2011年9月6日火曜日

World's biggest blog obsession

Internet users in Japan spend more time reading blogs than any other country in the world, according to a recent study from comScore, a research company measuring the digital world. The average Japanese user spent 62.6 minutes reading blogs during June of this year, when the survey was conducted.

That was far more than second-place South Korea with an average of 49.6 minutes and third-place Poland with 47.7 minutes. Japanese may appear busy and overworked, but they manage to squeeze in a lot of blog time.

The survey also found that 80 percent of Japan's entire Internet population, 59 million people, visited a blog site sometime during June. More startling perhaps is that these figures do not even include blog readers from Internet cafes, mobile phones or PDAs; they are only for home and work computers. With those other sources included, the blogging numbers would be even higher.

Japan is not alone among Asian countries in its blog obsession. Of the top 10 countries for blog time, six were from Asia: Vietnam, Malaysia, Taiwan, Indonesia, South Korea and Japan. The reasons for reading blogs are as varied as readers' interests, but the chance to interact anonymously at a safe distance must rank near the top.

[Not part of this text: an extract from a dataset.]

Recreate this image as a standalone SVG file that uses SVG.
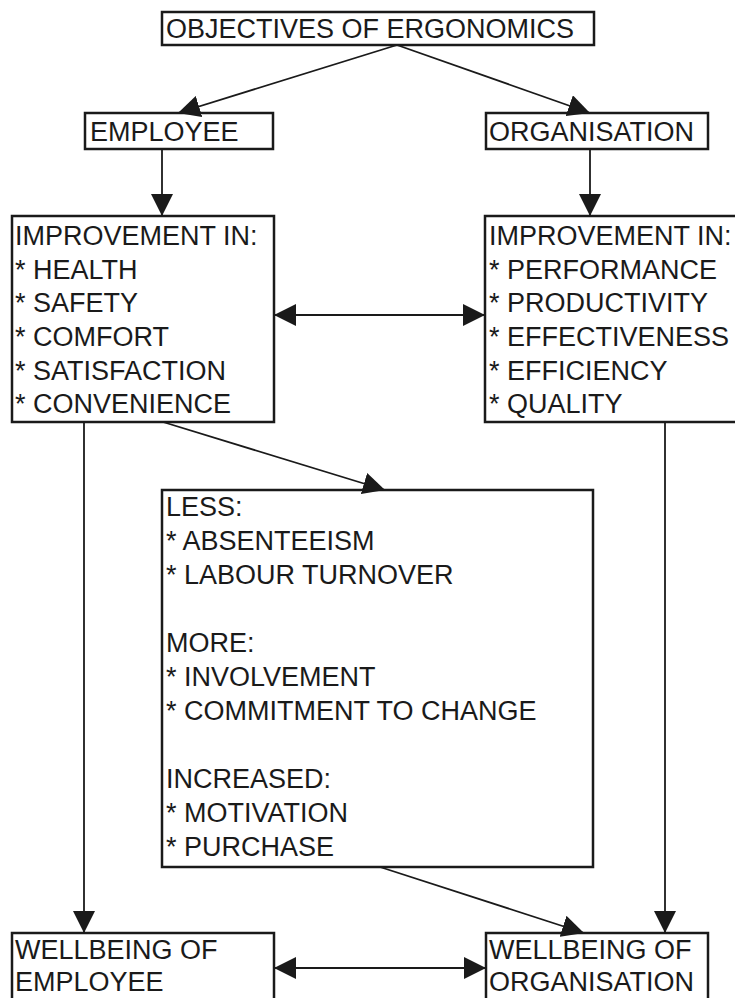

Blogs offer a sense of community, long important in Asian cultures, by allowing anyone into ongoing discussions. They also offer the chance to rant or rave on highly specialized topics.

In the 15 or so years since their inception, blogs have become so varied that the term itself covers as much diversity as the term "novel" or "film." Blogs run the gamut from political commentary to diaries of a pet, photos of desserts, complaints about work, and exchanges about scientific research.

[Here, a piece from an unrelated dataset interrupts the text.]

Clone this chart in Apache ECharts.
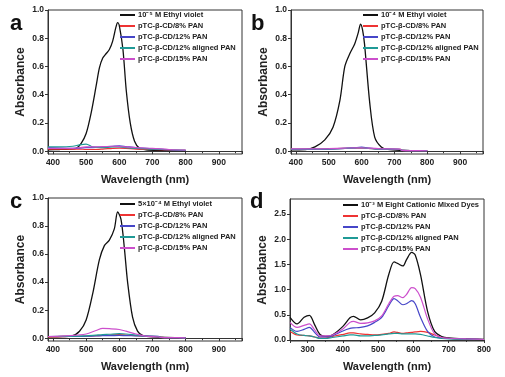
<!DOCTYPE html>
<html>
<head>
<meta charset="utf-8">
<script src="https://cdn.jsdelivr.net/npm/echarts@6/dist/echarts.min.js"></script>
<style>
  html, body { margin: 0; padding: 0; background: #fff; }
  #chart { width: 505px; height: 377px; }
</style>
</head>
<body>
<div id="chart"></div>
<script>
// panel a — 10^-5 M Ethyl violet
const aBlackX = [385, 420, 450, 470, 485, 500, 515, 530, 540, 550, 560, 570, 580, 590, 595, 600, 611, 621, 633, 646, 661, 680, 720, 800]
const aBlackY = [0.01, 0.012, 0.015, 0.02, 0.055, 0.125, 0.27, 0.46, 0.59, 0.66, 0.69, 0.72, 0.78, 0.88, 0.91, 0.89, 0.72, 0.43, 0.2, 0.07, 0.02, 0.01, 0.006, 0.004]
const aX = [385, 420, 460, 480, 500, 520, 550, 580, 600, 620, 650, 700, 750, 800]
const aRed = [0.015, 0.015, 0.015, 0.015, 0.012, 0.012, 0.015, 0.02, 0.022, 0.02, 0.015, 0.012, 0.008, 0.005]
const aBlue = [0.025, 0.022, 0.02, 0.022, 0.025, 0.025, 0.03, 0.035, 0.038, 0.033, 0.025, 0.018, 0.01, 0.006]
const aTeal = [0.03, 0.03, 0.035, 0.045, 0.05, 0.03, 0.025, 0.03, 0.03, 0.025, 0.02, 0.015, 0.01, 0.006]
const aPink = [0.02, 0.02, 0.02, 0.025, 0.03, 0.03, 0.032, 0.035, 0.033, 0.03, 0.025, 0.02, 0.012, 0.007]

// panel b — 10^-4 M Ethyl violet
const bBlackX = [385, 430, 458, 488, 513, 534, 549, 564, 579, 590, 597, 603, 609, 625, 640, 660, 680, 720, 800]
const bBlackY = [0.01, 0.012, 0.03, 0.08, 0.17, 0.36, 0.6, 0.69, 0.76, 0.84, 0.9, 0.86, 0.76, 0.34, 0.1, 0.03, 0.012, 0.006, 0.004]
const bX = [385, 450, 500, 550, 580, 600, 620, 660, 718, 722, 760, 800]
const bRed = [0.015, 0.015, 0.017, 0.02, 0.022, 0.022, 0.02, 0.016, 0.013, 0.005, 0.004, 0.003]
const bBlue = [0.012, 0.013, 0.015, 0.02, 0.025, 0.028, 0.022, 0.015, 0.012, 0.005, 0.004, 0.003]
const bTeal = [0.014, 0.014, 0.016, 0.02, 0.022, 0.024, 0.02, 0.015, 0.012, 0.005, 0.004, 0.003]
const bPink = [0.016, 0.016, 0.018, 0.022, 0.024, 0.024, 0.021, 0.017, 0.014, 0.006, 0.004, 0.003]

// panel c — 5x10^-4 M Ethyl violet
const cBlackX = [385, 430, 455, 480, 500, 520, 540, 555, 570, 585, 595, 605, 615, 625, 640, 655, 670, 700, 800]
const cBlackY = [0.01, 0.012, 0.015, 0.05, 0.13, 0.32, 0.56, 0.66, 0.7, 0.78, 0.9, 0.85, 0.65, 0.4, 0.15, 0.05, 0.02, 0.01, 0.004]
const cX = [385, 450, 500, 530, 550, 570, 600, 620, 650, 680, 718, 725, 760, 800]
const cRed = [0.01, 0.012, 0.015, 0.018, 0.02, 0.022, 0.025, 0.022, 0.018, 0.014, 0.012, 0.006, 0.004, 0.003]
const cBlue = [0.012, 0.012, 0.014, 0.016, 0.018, 0.018, 0.02, 0.018, 0.017, 0.015, 0.014, 0.005, 0.004, 0.003]
const cTeal = [0.012, 0.013, 0.016, 0.022, 0.026, 0.028, 0.032, 0.03, 0.022, 0.015, 0.012, 0.006, 0.004, 0.003]
const cPink = [0.012, 0.018, 0.03, 0.055, 0.07, 0.068, 0.062, 0.05, 0.03, 0.015, 0.01, 0.006, 0.004, 0.003]

// panel d — 10^-3 M mixed dyes
const dX = [250, 270, 290, 305, 320, 335, 350, 370, 400, 420, 430, 450, 470, 490, 510, 530, 545, 555, 570, 580, 595, 605, 620, 640, 660, 680, 700, 750, 800]
const dBlack = [0.45, 0.32, 0.45, 0.49, 0.3, 0.11, 0.07, 0.1, 0.27, 0.44, 0.47, 0.4, 0.44, 0.54, 0.77, 1.3, 1.55, 1.52, 1.47, 1.59, 1.74, 1.69, 1.3, 0.57, 0.17, 0.07, 0.04, 0.02, 0.01]
const dRed = [0.17, 0.1, 0.09, 0.08, 0.06, 0.04, 0.04, 0.07, 0.11, 0.14, 0.14, 0.12, 0.11, 0.1, 0.11, 0.13, 0.16, 0.15, 0.13, 0.14, 0.15, 0.16, 0.17, 0.15, 0.1, 0.05, 0.03, 0.02, 0.01]
const dBlue = [0.25, 0.17, 0.21, 0.25, 0.15, 0.06, 0.06, 0.08, 0.18, 0.23, 0.24, 0.25, 0.28, 0.35, 0.45, 0.68, 0.82, 0.78, 0.7, 0.72, 0.78, 0.72, 0.45, 0.17, 0.06, 0.04, 0.03, 0.02, 0.01]
const dTeal = [0.22, 0.12, 0.09, 0.08, 0.06, 0.03, 0.03, 0.05, 0.08, 0.1, 0.1, 0.08, 0.08, 0.09, 0.1, 0.12, 0.13, 0.13, 0.12, 0.12, 0.12, 0.12, 0.11, 0.08, 0.05, 0.03, 0.02, 0.015, 0.01]
const dPink = [0.35, 0.25, 0.29, 0.32, 0.2, 0.08, 0.08, 0.1, 0.22, 0.35, 0.37, 0.33, 0.34, 0.38, 0.48, 0.72, 0.87, 0.88, 0.84, 0.9, 1.04, 1.02, 0.85, 0.42, 0.12, 0.05, 0.035, 0.02, 0.01]

const seriesNames = ['pTC-β-CD/8% PAN', 'pTC-β-CD/12% PAN', 'pTC-β-CD/12% aligned PAN', 'pTC-β-CD/15% PAN']
const blackNames = ['10⁻⁵ M Ethyl violet', '10⁻⁴ M Ethyl violet', '5×10⁻⁴ M Ethyl violet', '10⁻³ M Eight Cationic Mixed Dyes']
const colors = ['#ee3333', '#4646c8', '#1f9a96', '#cc4fcc']

const zip = (xs, ys) => xs.map((x, i) => [x, ys[i]])

const panels = [
  { grid: { left: 48, top: 10, width: 194, height: 144 }, xmin: 385, xmax: 970, ymax: 1.0,
    black: zip(aBlackX, aBlackY), cols: [aRed, aBlue, aTeal, aPink].map(v => zip(aX, v)), legend: { left: 120, top: 11 } },
  { grid: { left: 291, top: 10, width: 192, height: 144 }, xmin: 385, xmax: 970, ymax: 1.0,
    black: zip(bBlackX, bBlackY), cols: [bRed, bBlue, bTeal, bPink].map(v => zip(bX, v)), legend: { left: 363, top: 11 } },
  { grid: { left: 48, top: 198, width: 194, height: 143 }, xmin: 385, xmax: 970, ymax: 1.0,
    black: zip(cBlackX, cBlackY), cols: [cRed, cBlue, cTeal, cPink].map(v => zip(cX, v)), legend: { left: 120, top: 200 } },
  { grid: { left: 290, top: 199, width: 194, height: 142 }, xmin: 250, xmax: 800, ymax: 2.8,
    black: zip(dX, dBlack), cols: [dRed, dBlue, dTeal, dPink].map(v => zip(dX, v)), legend: { left: 343, top: 201 } }
]

const tickFont = { fontSize: 8.5, color: '#222', fontFamily: 'Liberation Sans, Arial', fontWeight: 'bold' }
const nameFont = { fontSize: 11, color: '#222', fontFamily: 'Liberation Sans, Arial', fontWeight: 'bold' }
const yNameFont = { fontSize: 12, color: '#222', fontFamily: 'Liberation Sans, Arial', fontWeight: 'bold' }

const grid = []
const xAxis = []
const yAxis = []
const series = []
const legend = []

panels.forEach((p, i) => {
  grid.push(Object.assign({ show: true, borderColor: '#333', borderWidth: 1, backgroundColor: '#fff' }, p.grid))
  xAxis.push({
    gridIndex: i, type: 'value', min: p.xmin, max: p.xmax,
    name: 'Wavelength (nm)', nameLocation: 'middle', nameGap: 20, nameTextStyle: nameFont,
    axisLine: { lineStyle: { color: '#333' } },
    axisTick: { length: 3, lineStyle: { color: '#333' } },
    minorTick: { show: true, splitNumber: 2, length: 2, lineStyle: { color: '#333' } },
    axisLabel: Object.assign({ margin: 4, showMinLabel: false, showMaxLabel: i === 3 }, tickFont),
    splitLine: { show: false }
  })
  yAxis.push({
    gridIndex: i, type: 'value', min: -0.02, max: p.ymax,
    name: 'Absorbance', nameLocation: 'middle', nameGap: 21, nameTextStyle: yNameFont,
    axisLine: { lineStyle: { color: '#333' } },
    axisTick: { length: 3, lineStyle: { color: '#333' } },
    axisLabel: Object.assign({ margin: 4, showMinLabel: false, showMaxLabel: i !== 3, formatter: v => v.toFixed(1) }, tickFont),
    splitLine: { show: false }
  })
  series.push({
    name: blackNames[i], type: 'line', xAxisIndex: i, yAxisIndex: i, data: p.black,
    showSymbol: false, smooth: 0.3, color: '#111', lineStyle: { width: 1.3 }, z: 3
  })
  p.cols.forEach((d, k) => {
    series.push({
      name: seriesNames[k], type: 'line', xAxisIndex: i, yAxisIndex: i, data: d,
      showSymbol: false, smooth: 0.3, color: colors[k], lineStyle: { width: 1.2 }
    })
  })
  legend.push(Object.assign({
    orient: 'vertical', itemWidth: 15, itemHeight: 2, itemGap: 3, icon: 'rect',
    data: [blackNames[i]].concat(seriesNames),
    textStyle: { fontSize: 7.5, fontWeight: 'bold', color: '#222', fontFamily: 'Liberation Sans, Arial', padding: [0, 0, 0, -2], lineHeight: 8 },
    selectedMode: false, padding: 0
  }, p.legend))
})

const labelStyle = { fontSize: 22, fontWeight: 'bold', fill: '#111', fontFamily: 'Liberation Sans, Arial' }
const chart = echarts.init(document.getElementById('chart'))
chart.setOption({
  animation: false,
  backgroundColor: '#fff',
  grid, xAxis, yAxis, series, legend,
  graphic: [
    { type: 'text', left: 10, top: 13, style: Object.assign({ text: 'a' }, labelStyle) },
    { type: 'text', left: 251, top: 13, style: Object.assign({ text: 'b' }, labelStyle) },
    { type: 'text', left: 10, top: 191, style: Object.assign({ text: 'c' }, labelStyle) },
    { type: 'text', left: 250, top: 191, style: Object.assign({ text: 'd' }, labelStyle) }
  ]
})
</script>
</body>
</html>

Whatever their focus, blogs allow a degree of self-expression and exchange unimaginable even a few years ago. They supplement traditional media and text formats like newspapers, magazines, journals or books, by expanding and detailing important, and sometimes not-so-important parts of life. Their influence and effect have expanded tremendously.

Blogs are an important means for Japanese to make sense of their lives and the world. The good side of blogs' popularity is that reading is clearly just as important as ever. The downside is that blogs lack immediacy and face-to-face interaction.

Are blogs a powerful enough force to change Japan or are they just a way to kill time?

Time will tell, but you may have to read a blog to find the answer.